Set down exactly the lines in the records below that run from the line with "What Bokeh code" to the line with "q3=q3, hi=upper_whisker))", inclusive, and nothing more.

Items listed in a dataset:
:::::

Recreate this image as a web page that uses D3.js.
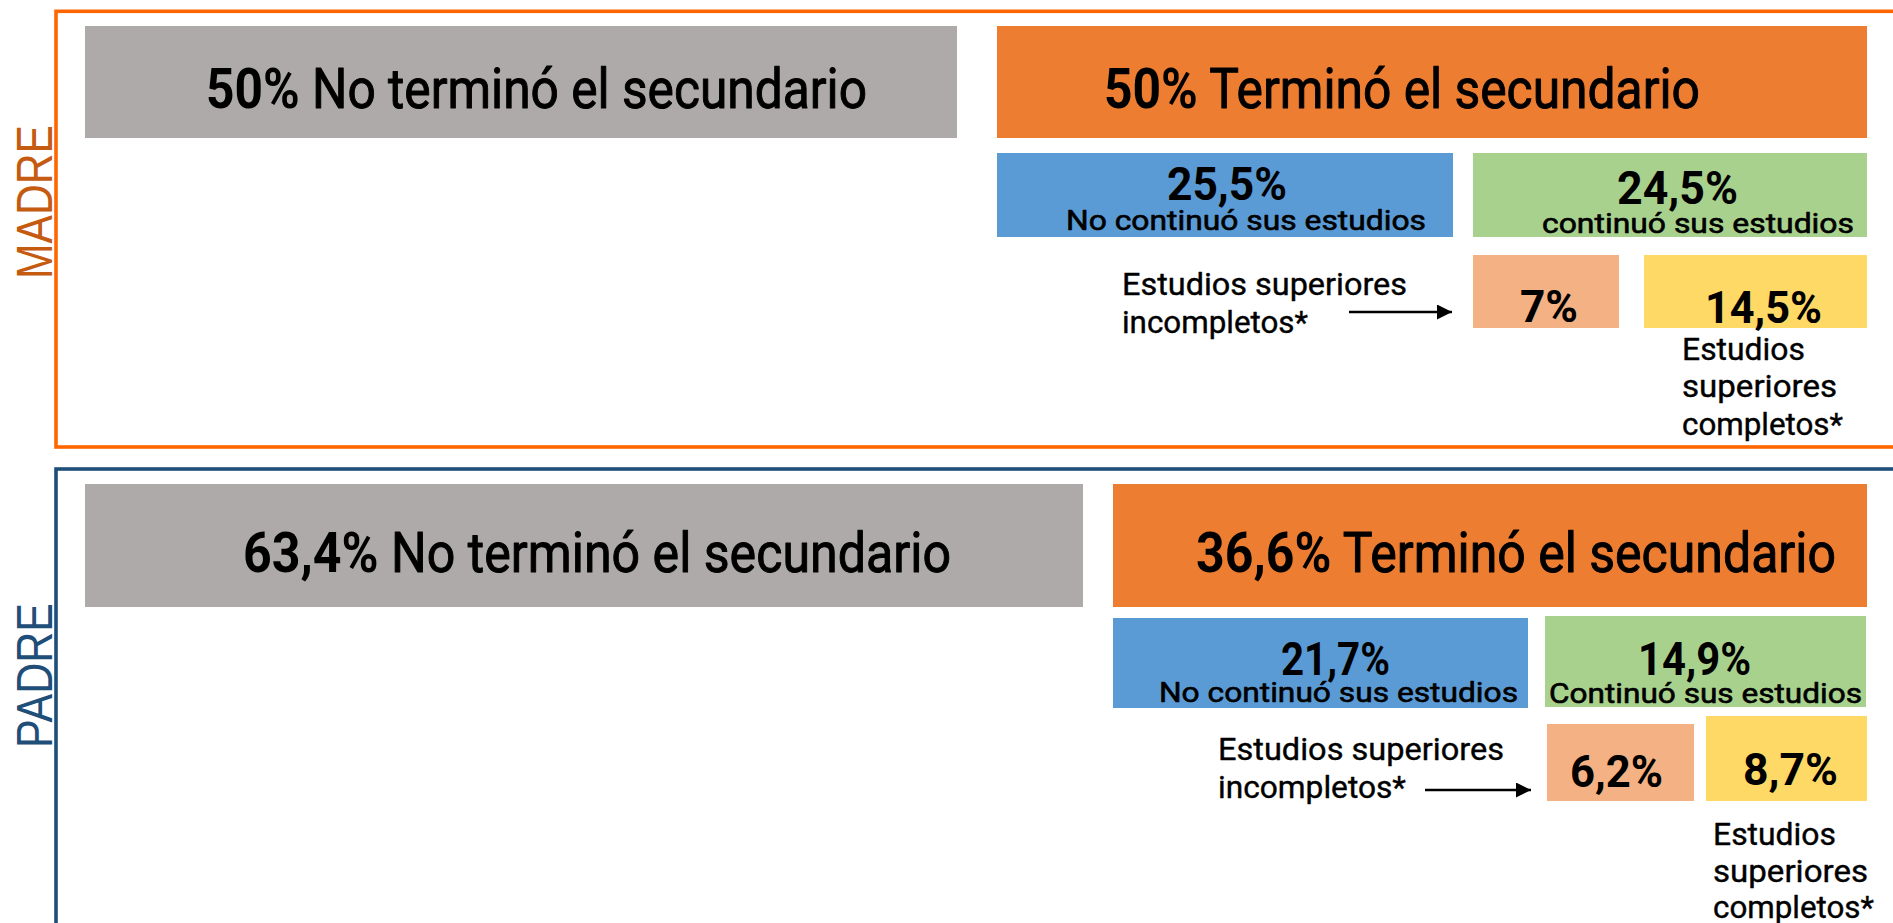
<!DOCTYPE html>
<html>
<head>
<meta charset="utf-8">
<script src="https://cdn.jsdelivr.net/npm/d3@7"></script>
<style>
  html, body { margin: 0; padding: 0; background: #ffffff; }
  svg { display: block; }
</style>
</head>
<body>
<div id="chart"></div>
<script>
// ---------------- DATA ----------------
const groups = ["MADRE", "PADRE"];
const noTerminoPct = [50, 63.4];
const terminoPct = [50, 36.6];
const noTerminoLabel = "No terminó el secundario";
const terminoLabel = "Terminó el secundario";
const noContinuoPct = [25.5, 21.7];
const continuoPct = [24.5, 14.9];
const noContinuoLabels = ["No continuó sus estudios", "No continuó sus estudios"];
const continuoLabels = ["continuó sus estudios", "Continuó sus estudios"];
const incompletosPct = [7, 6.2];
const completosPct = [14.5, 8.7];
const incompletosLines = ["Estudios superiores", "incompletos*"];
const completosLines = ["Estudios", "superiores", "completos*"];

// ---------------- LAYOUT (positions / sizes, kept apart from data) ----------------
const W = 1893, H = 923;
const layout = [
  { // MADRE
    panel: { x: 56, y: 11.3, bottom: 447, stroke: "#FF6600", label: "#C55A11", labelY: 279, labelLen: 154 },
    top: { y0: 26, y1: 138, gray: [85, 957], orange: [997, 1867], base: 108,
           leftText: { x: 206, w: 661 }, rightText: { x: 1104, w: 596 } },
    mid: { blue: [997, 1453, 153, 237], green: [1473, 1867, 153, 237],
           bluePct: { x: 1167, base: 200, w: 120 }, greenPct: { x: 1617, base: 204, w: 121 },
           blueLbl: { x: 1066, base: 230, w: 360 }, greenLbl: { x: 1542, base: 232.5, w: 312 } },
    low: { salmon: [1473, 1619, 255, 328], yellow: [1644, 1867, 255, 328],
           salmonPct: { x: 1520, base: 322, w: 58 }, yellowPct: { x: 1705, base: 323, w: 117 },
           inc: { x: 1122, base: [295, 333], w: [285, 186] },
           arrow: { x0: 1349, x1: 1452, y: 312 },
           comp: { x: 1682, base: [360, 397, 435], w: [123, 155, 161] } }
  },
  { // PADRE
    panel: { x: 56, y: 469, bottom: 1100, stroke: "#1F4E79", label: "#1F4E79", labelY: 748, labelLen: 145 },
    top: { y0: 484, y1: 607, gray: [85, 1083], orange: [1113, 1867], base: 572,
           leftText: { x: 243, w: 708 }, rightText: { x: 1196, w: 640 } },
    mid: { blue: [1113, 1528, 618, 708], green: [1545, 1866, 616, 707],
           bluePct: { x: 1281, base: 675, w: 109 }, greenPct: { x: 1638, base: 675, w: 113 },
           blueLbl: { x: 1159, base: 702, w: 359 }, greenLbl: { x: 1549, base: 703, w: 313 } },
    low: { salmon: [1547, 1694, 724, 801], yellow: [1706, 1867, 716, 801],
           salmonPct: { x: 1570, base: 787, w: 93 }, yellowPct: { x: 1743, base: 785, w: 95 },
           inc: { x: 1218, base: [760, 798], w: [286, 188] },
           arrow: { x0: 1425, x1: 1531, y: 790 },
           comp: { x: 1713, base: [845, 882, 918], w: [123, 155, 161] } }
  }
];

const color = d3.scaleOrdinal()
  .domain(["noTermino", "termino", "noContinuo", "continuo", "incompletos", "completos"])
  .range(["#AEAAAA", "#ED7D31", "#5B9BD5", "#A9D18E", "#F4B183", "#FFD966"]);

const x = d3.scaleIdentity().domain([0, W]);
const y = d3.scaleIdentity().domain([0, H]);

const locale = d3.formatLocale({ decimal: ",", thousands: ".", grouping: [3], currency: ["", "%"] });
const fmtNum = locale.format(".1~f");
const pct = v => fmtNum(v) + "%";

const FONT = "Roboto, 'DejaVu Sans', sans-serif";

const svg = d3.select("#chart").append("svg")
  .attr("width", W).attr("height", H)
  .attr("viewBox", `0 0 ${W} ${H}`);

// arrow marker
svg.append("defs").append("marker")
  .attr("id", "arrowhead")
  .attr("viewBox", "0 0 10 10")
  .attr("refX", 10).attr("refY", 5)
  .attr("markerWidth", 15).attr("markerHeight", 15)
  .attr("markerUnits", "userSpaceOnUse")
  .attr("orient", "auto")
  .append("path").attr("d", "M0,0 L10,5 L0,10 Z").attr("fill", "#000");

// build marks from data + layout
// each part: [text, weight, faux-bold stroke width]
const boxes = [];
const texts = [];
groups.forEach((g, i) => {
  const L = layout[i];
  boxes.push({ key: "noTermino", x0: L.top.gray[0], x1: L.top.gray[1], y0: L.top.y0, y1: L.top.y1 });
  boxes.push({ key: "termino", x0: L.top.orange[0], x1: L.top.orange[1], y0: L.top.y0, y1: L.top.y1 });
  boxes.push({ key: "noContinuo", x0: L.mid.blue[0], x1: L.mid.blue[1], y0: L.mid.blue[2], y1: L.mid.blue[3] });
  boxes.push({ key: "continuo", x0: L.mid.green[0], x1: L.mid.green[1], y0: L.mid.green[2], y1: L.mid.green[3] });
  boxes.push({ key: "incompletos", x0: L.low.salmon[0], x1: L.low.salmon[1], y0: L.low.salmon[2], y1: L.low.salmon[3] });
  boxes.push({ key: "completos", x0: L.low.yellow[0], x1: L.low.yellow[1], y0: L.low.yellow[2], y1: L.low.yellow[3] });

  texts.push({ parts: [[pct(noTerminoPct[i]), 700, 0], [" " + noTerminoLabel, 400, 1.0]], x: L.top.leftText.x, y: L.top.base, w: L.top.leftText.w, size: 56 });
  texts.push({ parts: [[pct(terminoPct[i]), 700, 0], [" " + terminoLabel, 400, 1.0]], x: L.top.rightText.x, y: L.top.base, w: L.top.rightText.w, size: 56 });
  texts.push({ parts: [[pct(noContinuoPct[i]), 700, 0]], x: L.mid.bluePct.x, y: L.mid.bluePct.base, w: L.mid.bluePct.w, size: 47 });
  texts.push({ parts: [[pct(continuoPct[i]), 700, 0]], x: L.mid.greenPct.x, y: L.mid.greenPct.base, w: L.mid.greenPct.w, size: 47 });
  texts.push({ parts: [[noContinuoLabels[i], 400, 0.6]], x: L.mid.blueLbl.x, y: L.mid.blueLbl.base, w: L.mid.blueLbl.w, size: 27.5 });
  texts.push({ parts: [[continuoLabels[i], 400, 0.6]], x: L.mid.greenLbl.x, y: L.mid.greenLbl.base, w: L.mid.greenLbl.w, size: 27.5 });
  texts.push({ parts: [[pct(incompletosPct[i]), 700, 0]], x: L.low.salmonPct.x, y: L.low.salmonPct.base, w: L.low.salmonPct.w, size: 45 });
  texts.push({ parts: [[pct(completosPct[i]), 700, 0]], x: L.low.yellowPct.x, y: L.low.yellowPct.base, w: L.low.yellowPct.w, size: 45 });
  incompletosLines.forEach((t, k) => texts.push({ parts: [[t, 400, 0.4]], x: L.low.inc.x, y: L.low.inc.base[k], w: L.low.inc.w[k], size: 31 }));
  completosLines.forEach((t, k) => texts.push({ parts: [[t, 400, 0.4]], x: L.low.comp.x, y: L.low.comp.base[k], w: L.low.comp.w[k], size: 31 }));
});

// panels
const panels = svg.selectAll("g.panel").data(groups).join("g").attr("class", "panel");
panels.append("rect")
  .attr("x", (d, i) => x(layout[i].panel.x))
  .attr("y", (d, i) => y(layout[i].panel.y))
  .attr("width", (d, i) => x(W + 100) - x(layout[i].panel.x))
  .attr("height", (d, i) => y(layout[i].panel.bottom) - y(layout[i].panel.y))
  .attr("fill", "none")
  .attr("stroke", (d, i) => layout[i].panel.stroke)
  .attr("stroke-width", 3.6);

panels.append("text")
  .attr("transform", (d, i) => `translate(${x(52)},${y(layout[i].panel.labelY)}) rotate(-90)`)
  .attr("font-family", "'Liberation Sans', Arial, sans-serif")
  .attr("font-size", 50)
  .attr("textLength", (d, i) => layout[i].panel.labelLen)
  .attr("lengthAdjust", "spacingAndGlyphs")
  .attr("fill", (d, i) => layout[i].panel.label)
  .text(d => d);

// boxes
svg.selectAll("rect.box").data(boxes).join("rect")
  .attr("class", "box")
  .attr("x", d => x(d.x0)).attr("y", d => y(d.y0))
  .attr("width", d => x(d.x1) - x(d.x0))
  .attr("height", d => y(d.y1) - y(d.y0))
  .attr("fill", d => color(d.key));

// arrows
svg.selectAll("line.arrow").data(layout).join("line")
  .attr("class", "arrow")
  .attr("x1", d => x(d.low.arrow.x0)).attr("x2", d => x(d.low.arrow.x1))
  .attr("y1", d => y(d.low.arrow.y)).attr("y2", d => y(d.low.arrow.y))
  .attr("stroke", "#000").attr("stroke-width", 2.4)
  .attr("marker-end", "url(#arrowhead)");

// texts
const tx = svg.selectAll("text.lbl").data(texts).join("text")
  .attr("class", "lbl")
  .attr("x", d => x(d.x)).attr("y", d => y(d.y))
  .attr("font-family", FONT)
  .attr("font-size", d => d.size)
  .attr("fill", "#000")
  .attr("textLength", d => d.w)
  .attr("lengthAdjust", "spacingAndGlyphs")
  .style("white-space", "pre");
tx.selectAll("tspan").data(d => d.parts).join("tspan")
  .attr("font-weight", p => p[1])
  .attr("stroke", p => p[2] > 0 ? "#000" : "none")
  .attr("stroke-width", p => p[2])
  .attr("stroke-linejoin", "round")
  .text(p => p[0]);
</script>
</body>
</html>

:::::

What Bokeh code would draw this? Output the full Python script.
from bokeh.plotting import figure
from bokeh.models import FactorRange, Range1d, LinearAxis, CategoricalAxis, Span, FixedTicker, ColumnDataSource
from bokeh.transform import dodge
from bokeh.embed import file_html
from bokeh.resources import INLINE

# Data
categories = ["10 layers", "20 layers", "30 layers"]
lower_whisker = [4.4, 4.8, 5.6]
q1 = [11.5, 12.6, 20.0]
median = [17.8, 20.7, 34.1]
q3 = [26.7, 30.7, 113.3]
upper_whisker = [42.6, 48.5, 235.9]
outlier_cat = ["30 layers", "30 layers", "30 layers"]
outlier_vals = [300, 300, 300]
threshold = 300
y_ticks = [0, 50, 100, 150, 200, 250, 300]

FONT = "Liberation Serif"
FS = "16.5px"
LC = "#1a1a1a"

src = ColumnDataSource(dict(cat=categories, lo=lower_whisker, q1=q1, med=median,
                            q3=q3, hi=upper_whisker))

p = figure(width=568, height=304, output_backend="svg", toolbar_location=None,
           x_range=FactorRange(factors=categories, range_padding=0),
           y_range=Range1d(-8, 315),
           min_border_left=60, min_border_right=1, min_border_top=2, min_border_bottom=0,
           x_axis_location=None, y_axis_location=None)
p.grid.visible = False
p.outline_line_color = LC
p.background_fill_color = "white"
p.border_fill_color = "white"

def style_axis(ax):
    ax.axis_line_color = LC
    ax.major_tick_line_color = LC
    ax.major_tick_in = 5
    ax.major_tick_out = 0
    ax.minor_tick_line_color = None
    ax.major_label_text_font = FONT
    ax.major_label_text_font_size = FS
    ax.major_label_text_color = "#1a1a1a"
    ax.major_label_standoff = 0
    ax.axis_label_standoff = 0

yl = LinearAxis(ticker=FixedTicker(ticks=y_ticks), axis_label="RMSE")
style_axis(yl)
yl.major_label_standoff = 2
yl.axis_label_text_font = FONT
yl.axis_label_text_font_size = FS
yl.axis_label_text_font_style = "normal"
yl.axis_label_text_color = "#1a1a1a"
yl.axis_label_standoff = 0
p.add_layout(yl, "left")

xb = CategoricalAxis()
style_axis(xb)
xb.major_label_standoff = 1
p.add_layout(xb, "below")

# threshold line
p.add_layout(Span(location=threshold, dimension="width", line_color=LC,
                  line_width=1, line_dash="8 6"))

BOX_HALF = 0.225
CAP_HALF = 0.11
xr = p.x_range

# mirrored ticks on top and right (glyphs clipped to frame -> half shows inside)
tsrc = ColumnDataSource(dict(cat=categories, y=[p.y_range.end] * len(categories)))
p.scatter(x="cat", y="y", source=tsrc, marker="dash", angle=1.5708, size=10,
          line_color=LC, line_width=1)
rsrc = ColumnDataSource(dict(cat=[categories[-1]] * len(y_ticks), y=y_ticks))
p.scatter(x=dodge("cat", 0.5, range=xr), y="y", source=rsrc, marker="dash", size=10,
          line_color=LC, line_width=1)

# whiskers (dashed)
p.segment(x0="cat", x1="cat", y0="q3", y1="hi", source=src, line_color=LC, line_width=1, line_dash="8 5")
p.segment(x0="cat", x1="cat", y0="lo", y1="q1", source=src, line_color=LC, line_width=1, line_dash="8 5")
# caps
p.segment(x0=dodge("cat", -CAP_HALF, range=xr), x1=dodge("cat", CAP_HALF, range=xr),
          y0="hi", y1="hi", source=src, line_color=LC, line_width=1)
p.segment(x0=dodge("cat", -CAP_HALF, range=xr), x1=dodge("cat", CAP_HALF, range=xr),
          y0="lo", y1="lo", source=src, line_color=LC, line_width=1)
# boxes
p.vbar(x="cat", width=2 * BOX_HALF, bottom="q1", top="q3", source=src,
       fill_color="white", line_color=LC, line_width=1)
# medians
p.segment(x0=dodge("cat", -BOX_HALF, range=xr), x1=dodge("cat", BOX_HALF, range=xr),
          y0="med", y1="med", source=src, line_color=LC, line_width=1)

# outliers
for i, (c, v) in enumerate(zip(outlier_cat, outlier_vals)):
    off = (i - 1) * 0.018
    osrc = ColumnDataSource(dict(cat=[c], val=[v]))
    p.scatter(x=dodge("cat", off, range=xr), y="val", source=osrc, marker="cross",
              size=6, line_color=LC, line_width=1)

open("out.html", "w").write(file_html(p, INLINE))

:::::

Task output:
What Bokeh code would draw this? Output the full Python script.
from bokeh.plotting import figure
from bokeh.models import FactorRange, Range1d, LinearAxis, CategoricalAxis, Span, FixedTicker, ColumnDataSource
from bokeh.transform import dodge
from bokeh.embed import file_html
from bokeh.resources import INLINE

# Data
categories = ["10 layers", "20 layers", "30 layers"]
lower_whisker = [4.4, 4.8, 5.6]
q1 = [11.5, 12.6, 20.0]
median = [17.8, 20.7, 34.1]
q3 = [26.7, 30.7, 113.3]
upper_whisker = [42.6, 48.5, 235.9]
outlier_cat = ["30 layers", "30 layers", "30 layers"]
outlier_vals = [300, 300, 300]
threshold = 300
y_ticks = [0, 50, 100, 150, 200, 250, 300]

FONT = "Liberation Serif"
FS = "16.5px"
LC = "#1a1a1a"

src = ColumnDataSource(dict(cat=categories, lo=lower_whisker, q1=q1, med=median,
                            q3=q3, hi=upper_whisker))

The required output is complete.